Obama leaves behind a party that’s wounded and lost

The Democrats enjoyed a renaissance last decade, thanks in 2006 to backlash over the presidency of George W. Bush and then the rise of Barack Obama. It’s basically been downhill ever since. Today in Politico Mag, Edward-Isaac Dovere looks at the scale of the desolation:

They were counting on a Clinton win to paper over a deeper rot they’ve been worrying about—and to buy them some time to start coming up with answers. In other words, it wasn’t just Donald Trump. Or the Russians. Or James Comey. Or all the problems with how Clinton and her aides ran the campaign. Win or lose, Democrats were facing an existential crisis in the years ahead—the result of years of complacency, ignoring the withering of the grass roots and the state parties, sitting by as Republicans racked up local win after local win….

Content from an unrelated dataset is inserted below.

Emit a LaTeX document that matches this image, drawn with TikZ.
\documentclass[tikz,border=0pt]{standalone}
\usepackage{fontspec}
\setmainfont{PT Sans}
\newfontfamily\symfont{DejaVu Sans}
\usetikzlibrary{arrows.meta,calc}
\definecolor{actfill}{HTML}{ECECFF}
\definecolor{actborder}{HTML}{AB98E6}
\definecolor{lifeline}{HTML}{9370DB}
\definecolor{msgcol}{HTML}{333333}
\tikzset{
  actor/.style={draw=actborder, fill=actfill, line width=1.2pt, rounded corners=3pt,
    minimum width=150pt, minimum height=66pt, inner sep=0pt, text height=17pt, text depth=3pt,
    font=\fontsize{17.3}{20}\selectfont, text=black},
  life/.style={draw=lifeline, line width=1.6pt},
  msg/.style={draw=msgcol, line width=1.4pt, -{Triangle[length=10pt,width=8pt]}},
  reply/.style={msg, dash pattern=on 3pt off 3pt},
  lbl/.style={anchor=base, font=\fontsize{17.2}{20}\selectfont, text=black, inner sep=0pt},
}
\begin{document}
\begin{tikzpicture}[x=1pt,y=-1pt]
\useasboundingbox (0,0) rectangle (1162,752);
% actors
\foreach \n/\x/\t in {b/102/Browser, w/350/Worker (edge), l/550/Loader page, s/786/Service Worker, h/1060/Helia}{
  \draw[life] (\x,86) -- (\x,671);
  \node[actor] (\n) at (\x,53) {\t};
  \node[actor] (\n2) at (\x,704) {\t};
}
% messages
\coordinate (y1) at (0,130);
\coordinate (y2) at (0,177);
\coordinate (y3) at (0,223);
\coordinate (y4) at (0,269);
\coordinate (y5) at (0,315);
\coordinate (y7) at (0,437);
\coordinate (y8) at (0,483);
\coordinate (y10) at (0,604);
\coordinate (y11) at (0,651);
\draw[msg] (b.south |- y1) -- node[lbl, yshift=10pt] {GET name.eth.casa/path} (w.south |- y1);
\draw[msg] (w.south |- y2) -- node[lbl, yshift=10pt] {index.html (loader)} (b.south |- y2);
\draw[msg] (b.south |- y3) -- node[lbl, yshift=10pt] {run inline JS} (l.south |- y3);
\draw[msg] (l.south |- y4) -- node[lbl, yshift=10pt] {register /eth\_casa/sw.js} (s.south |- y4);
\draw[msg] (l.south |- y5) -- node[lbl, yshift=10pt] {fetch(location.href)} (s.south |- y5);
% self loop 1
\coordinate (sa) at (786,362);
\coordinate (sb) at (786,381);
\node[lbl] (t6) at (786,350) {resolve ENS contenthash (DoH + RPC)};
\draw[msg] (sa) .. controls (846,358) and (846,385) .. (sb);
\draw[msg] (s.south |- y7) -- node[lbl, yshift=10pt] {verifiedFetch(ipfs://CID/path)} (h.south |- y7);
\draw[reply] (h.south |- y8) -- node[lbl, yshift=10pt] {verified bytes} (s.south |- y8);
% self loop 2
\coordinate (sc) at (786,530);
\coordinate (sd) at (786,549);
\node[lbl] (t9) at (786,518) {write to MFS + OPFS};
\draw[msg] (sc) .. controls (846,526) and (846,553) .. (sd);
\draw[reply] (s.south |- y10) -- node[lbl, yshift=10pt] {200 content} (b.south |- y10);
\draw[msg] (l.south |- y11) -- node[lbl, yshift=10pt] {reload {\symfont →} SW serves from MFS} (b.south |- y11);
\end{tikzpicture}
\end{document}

…What’s clear from interviews with several dozen top Democratic politicians and operatives at all levels, however, is that there is no comeback strategy—just a collection of half-formed ideas, all of them challenged by reality.

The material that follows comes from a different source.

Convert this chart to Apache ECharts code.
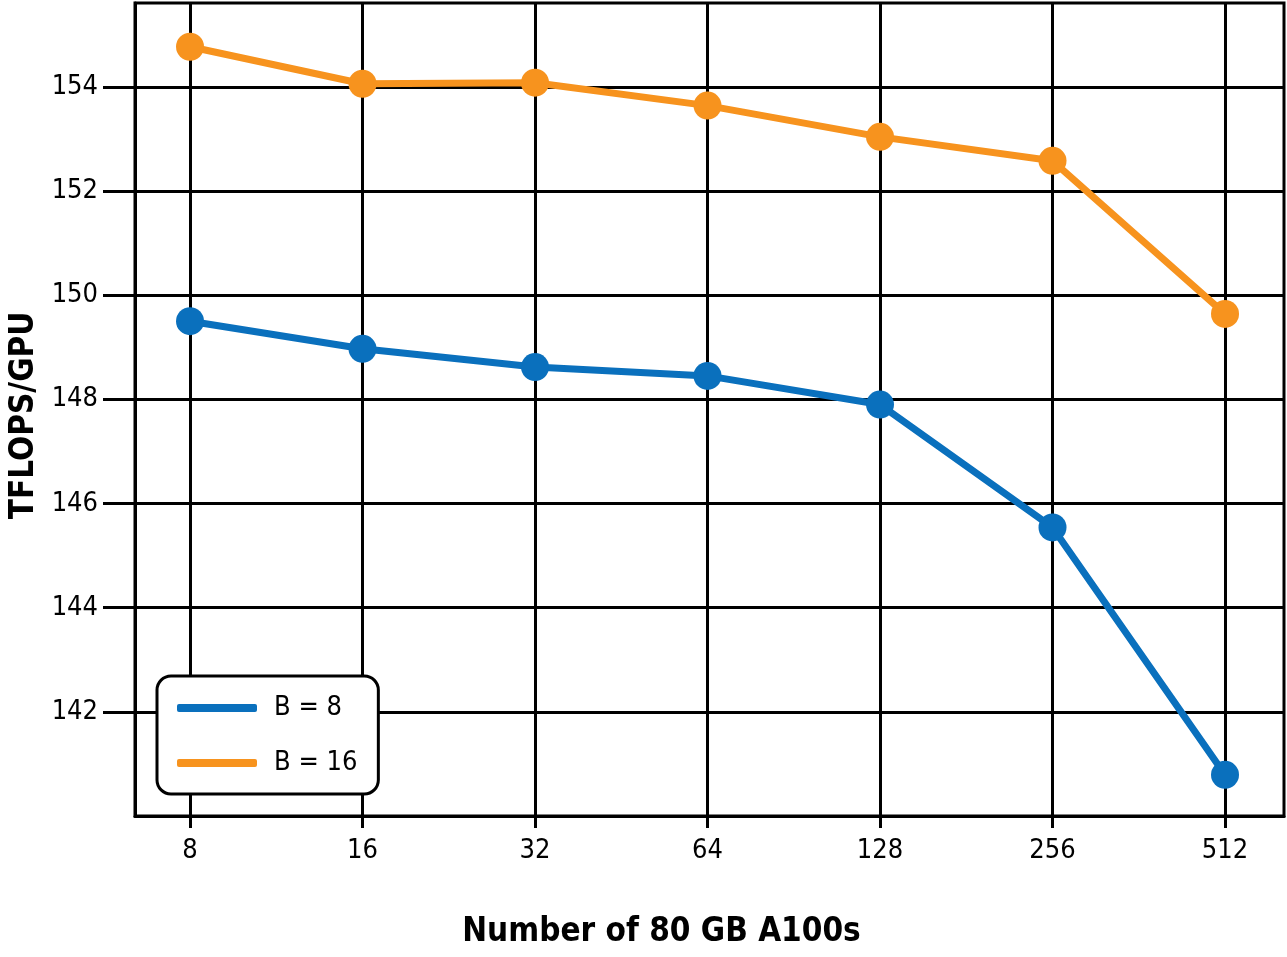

The whole piece is very much worth reading (it also contains some terrific graphics and maps) for some perspective on how bad things are for Democrats right now after a brutal and completely unexpected loss. It’s not just that they’re out of power — time is also their enemy. If President-elect Trump enjoys even modest success as president in his first two years, Republicans are a decent bet to keep the House and almost a sure bet to hold and even gain in the Senate in the 2018 midterm. And the Democratic Party has only until 2020 to win back enough of a foothold at the state level to avoid having Republicans dominate next decade’s redistricting process, which would make the road back to power even steeper and perhaps even longer.

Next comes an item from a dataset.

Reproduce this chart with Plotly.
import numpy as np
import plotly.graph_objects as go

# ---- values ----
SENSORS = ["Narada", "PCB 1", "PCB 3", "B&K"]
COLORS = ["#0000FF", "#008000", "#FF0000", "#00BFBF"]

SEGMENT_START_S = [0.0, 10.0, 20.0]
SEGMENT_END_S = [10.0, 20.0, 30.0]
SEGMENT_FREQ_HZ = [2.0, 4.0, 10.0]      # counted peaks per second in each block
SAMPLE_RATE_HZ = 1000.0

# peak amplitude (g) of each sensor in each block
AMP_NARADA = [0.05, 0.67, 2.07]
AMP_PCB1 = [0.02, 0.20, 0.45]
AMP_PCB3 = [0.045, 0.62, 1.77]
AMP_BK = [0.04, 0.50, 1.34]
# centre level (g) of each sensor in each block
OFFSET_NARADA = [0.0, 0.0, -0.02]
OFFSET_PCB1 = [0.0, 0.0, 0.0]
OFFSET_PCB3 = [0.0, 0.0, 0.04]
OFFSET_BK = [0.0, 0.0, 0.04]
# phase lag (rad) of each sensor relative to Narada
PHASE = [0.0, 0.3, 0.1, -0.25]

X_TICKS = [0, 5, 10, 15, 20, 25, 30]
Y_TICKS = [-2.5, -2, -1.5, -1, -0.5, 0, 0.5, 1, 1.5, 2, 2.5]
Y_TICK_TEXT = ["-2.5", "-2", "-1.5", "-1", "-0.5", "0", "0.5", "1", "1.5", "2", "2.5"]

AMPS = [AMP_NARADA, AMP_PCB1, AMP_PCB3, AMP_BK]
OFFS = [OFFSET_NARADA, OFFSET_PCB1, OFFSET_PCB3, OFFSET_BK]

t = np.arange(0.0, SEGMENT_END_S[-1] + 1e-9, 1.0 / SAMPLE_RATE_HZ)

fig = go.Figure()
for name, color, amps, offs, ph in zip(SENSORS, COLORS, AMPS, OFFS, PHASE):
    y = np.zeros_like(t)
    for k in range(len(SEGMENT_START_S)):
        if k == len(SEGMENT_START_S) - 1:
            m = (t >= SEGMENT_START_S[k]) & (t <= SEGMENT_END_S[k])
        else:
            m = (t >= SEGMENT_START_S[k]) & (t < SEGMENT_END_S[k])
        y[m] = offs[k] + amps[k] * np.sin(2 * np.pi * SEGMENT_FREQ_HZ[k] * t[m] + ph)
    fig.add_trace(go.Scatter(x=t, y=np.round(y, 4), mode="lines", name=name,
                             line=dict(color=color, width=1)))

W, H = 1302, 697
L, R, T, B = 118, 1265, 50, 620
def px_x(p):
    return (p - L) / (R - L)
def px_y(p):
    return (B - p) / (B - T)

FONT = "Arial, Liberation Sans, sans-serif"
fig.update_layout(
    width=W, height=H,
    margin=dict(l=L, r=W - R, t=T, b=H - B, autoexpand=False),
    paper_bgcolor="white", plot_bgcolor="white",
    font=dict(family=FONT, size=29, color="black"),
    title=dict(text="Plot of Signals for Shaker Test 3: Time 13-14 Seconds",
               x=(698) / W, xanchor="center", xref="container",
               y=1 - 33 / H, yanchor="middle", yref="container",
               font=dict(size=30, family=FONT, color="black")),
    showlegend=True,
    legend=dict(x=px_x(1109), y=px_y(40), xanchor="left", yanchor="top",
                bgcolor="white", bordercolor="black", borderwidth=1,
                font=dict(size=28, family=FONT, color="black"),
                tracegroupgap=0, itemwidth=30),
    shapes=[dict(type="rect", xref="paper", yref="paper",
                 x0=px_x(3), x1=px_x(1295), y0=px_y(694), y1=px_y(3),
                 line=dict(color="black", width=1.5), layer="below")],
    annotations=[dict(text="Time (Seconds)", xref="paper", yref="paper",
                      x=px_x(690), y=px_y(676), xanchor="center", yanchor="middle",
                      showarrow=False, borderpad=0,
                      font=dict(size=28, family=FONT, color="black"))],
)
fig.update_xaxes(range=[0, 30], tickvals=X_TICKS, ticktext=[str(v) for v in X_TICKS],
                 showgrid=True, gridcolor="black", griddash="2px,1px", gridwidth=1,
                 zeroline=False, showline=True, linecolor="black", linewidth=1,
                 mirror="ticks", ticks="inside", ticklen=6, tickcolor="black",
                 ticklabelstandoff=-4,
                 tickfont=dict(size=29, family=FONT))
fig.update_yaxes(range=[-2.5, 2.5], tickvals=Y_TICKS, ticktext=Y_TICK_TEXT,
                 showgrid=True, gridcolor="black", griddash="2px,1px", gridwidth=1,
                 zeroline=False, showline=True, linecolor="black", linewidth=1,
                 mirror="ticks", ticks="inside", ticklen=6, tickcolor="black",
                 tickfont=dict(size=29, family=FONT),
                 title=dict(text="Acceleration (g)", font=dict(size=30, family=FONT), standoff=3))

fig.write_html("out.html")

Meanwhile, the party is divided between those who think everything is okay (after all, Hillary Clinton won the popular vote and the long-term demographics seem to work in Democrats’ favor), and those who feel the party must change but don’t necessarily agree on how. Is Sandersism the future? Should they look for areas to cooperate with Trump? (“Trump works best with a foil, and they’re determined not to serve themselves up to him as obstructionists.”) Or should they resist absolutely everything? (“It’s very dangerous to give this man anything,” as one Democratic congressman put it.)

Should Democrats be thinking about winning back the Trump Democrats who flipped and turned the Midwest Red? Or is that a lost cause? Should they double their bet on the “ascendant” coalition that President Obama assembled? Or can it even be counted on to stay as Democratic as it was when Obama was running?

Perhaps planning is overrated. As Trump proved for a struggling Republican Party, sometimes there is an answer, but it ends up being something you just can’t see over the horizon. For example, perhaps Obamacare repeal really will blow up in the Republicans’ face, and the Democrats’ next election will practically win itself. Then again, Republicans remained in the wilderness of American politics for more than six decades last century, and a party without a plan could face a similar fate.

Finally, as they move forward, Democrats will be running behind mostly elderly leaders at the top and an empty bench at the bottom. And they will be without the crutch they enjoyed in the form of the still-popular Barack Obama’s leadership of the party. It’s no coincidence that Democrats have suffered painful losses in the last three elections where Obama wasn’t on the ballot. What if post-Obama politics look a lot more like 2002 and 2004 than they look like 1996 or 2006?